#### Exercise requirements
In the material below, find every line with "chart" and pull it out.

#### Supplied data
○ ○ ○

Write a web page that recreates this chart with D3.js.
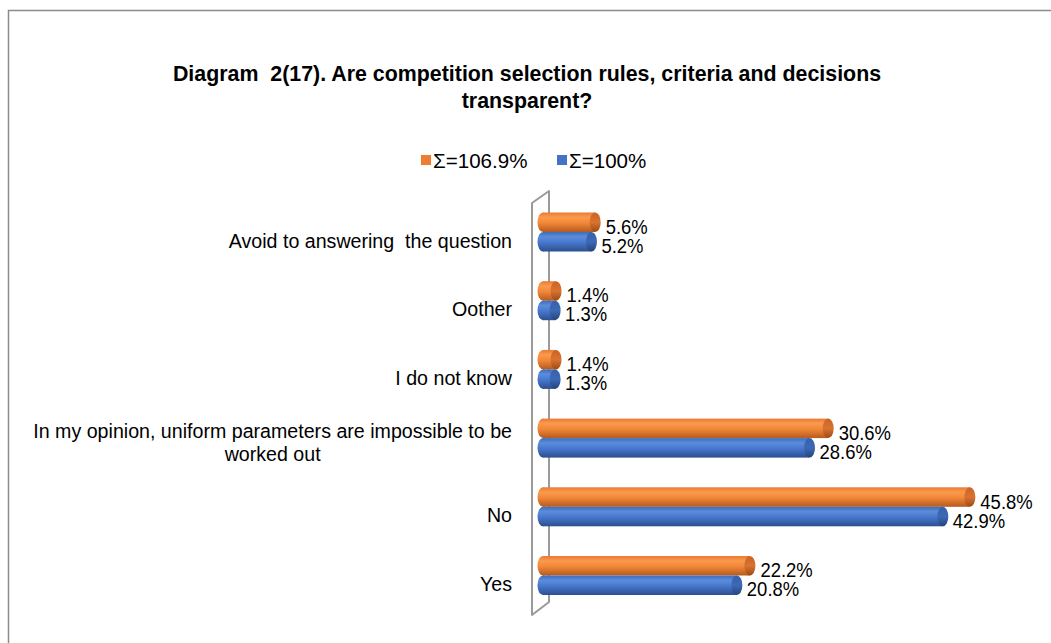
<!DOCTYPE html>
<html>
<head>
<meta charset="utf-8">
<script src="https://cdn.jsdelivr.net/npm/d3@7"></script>
<style>
  html, body { margin: 0; padding: 0; background: #fff; }
  svg { display: block; }
  text { font-family: "Liberation Sans", Arial, sans-serif; fill: #000; white-space: pre; }
</style>
</head>
<body>
<svg id="chart" width="1051" height="643"></svg>
<script>
// Survey answers, listed top to bottom as drawn
const categories = [
  "Avoid to answering  the question",
  "Oother",
  "I do not know",
  "In my opinion, uniform parameters are impossible to be worked out",
  "No",
  "Yes"
];
const seriesNames = ["Σ=106.9%", "Σ=100%"];
const valuesOrange = [5.6, 1.4, 1.4, 30.6, 45.8, 22.2];
const valuesBlue   = [5.2, 1.3, 1.3, 28.6, 42.9, 20.8];
const titleLines = [
  "Diagram  2(17). Are competition selection rules, criteria and decisions",
  "transparent?"
];

const svg = d3.select("#chart");
const W = 1051, H = 643;

// condensed text: glyphs squeezed horizontally around the anchor point
function label(parent, x, y, str, size, sx, anchor, weight) {
  return parent.append("text")
    .attr("transform", `translate(${x},${y}) scale(${sx},1)`)
    .attr("text-anchor", anchor || "start")
    .attr("font-size", size)
    .attr("font-weight", weight || "normal")
    .text(str);
}

// outer chart frame (continues past the right and bottom edges)
svg.append("rect")
  .attr("x", 8.5).attr("y", 10.5)
  .attr("width", W + 20).attr("height", H + 20)
  .attr("fill", "#fff").attr("stroke", "#8c8c8c").attr("stroke-width", 1.5);

// gradients giving the cylinder shading
const defs = svg.append("defs");
function cylGradient(id, stops) {
  const g = defs.append("linearGradient").attr("id", id)
    .attr("x1", 0).attr("y1", 0).attr("x2", 0).attr("y2", 1);
  stops.forEach(([o, c]) => g.append("stop").attr("offset", o).attr("stop-color", c));
}
cylGradient("gOrange", [[0, "#e87a35"], [0.25, "#fb9a4c"], [0.55, "#f08638"], [1, "#b55a1e"]]);
cylGradient("gBlue",   [[0, "#3e6cbc"], [0.25, "#5b8ddb"], [0.55, "#4676cc"], [1, "#2c4f8e"]]);
cylGradient("gOrangeCap", [[0, "#c96426"], [0.5, "#d9732f"], [1, "#9c4a16"]]);
cylGradient("gBlueCap",   [[0, "#3760a8"], [0.5, "#3d69b6"], [1, "#254479"]]);

// title
const tg = svg.append("g");
titleLines.forEach((t, i) => label(tg, 527, 81 + i * 27, t, 22.5, 0.95, "middle", "bold"));

// legend
const legendColors = ["#ed7d31", "#4472c4"];
const legendX = [421, 557];
const lg = svg.append("g");
seriesNames.forEach((name, i) => {
  lg.append("rect").attr("x", legendX[i]).attr("y", 155).attr("width", 10).attr("height", 10)
    .attr("fill", legendColors[i]);
  label(lg, legendX[i] + 12, 168, name, 21, 0.98);
});

// scales
const x = d3.scaleLinear().domain([0, 50]).range([543, 543 + 9.32 * 50]);
const y = d3.scalePoint().domain(categories).range([232, 575.5]);
const barH = 19.5;
const capRx = 5.5;

// back wall of the 3D plot area
svg.append("path")
  .attr("d", "M532,615 L532,203 L549,191 L549,602 Z")
  .attr("fill", "none").attr("stroke", "#9a9a9a").attr("stroke-width", 2)
  .attr("stroke-linejoin", "round");

// category labels (long one wraps onto two centred lines)
const catG = svg.append("g");
const catSize = 21, catSx = 0.935, catRight = 512;
categories.forEach(c => {
  if (c.startsWith("In my opinion")) {
    const l1 = label(catG, catRight, y(c), "In my opinion, uniform parameters are impossible to be", catSize, catSx, "end");
    const w1 = l1.node().getComputedTextLength() * catSx;
    label(catG, catRight - w1 / 2, y(c) + 23, "worked out", catSize, catSx, "middle");
  } else {
    label(catG, catRight, y(c) + 15.5, c, catSize, catSx, "end");
  }
});

// cylinder bars
function drawSeries(values, offset, grad, capGrad) {
  const g = svg.append("g");
  const rows = categories.map((c, i) => ({ c, v: values[i], top: y(c) + offset }));
  g.selectAll(".lcap").data(rows).join("ellipse")
    .attr("cx", x(0)).attr("cy", d => d.top + barH / 2)
    .attr("rx", capRx).attr("ry", barH / 2)
    .attr("fill", `url(#${grad})`);
  g.selectAll(".body").data(rows).join("rect")
    .attr("x", x(0)).attr("y", d => d.top)
    .attr("width", d => x(d.v) - x(0)).attr("height", barH)
    .attr("fill", `url(#${grad})`);
  g.selectAll(".rcap").data(rows).join("ellipse")
    .attr("cx", d => x(d.v)).attr("cy", d => d.top + barH / 2)
    .attr("rx", capRx).attr("ry", barH / 2)
    .attr("fill", `url(#${capGrad})`);
  return rows;
}
const orangeRows = drawSeries(valuesOrange, -barH, "gOrange", "gOrangeCap");
const blueRows = drawSeries(valuesBlue, 0, "gBlue", "gBlueCap");

// value labels
const fmt = v => v.toFixed(1) + "%";
const vg = svg.append("g");
orangeRows.forEach(d => label(vg, x(d.v) + 10.5, d.top + barH / 2 + 11.5, fmt(d.v), 20.5, 0.9));
blueRows.forEach(d => label(vg, x(d.v) + 10, d.top + barH / 2 + 11, fmt(d.v), 20.5, 0.9));
</script>
</body>
</html>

○ ○ ○

#### Reply
Write a web page that recreates this chart with D3.js.
<svg id="chart" width="1051" height="643"></svg>
const svg = d3.select("#chart");
// outer chart frame (continues past the right and bottom edges)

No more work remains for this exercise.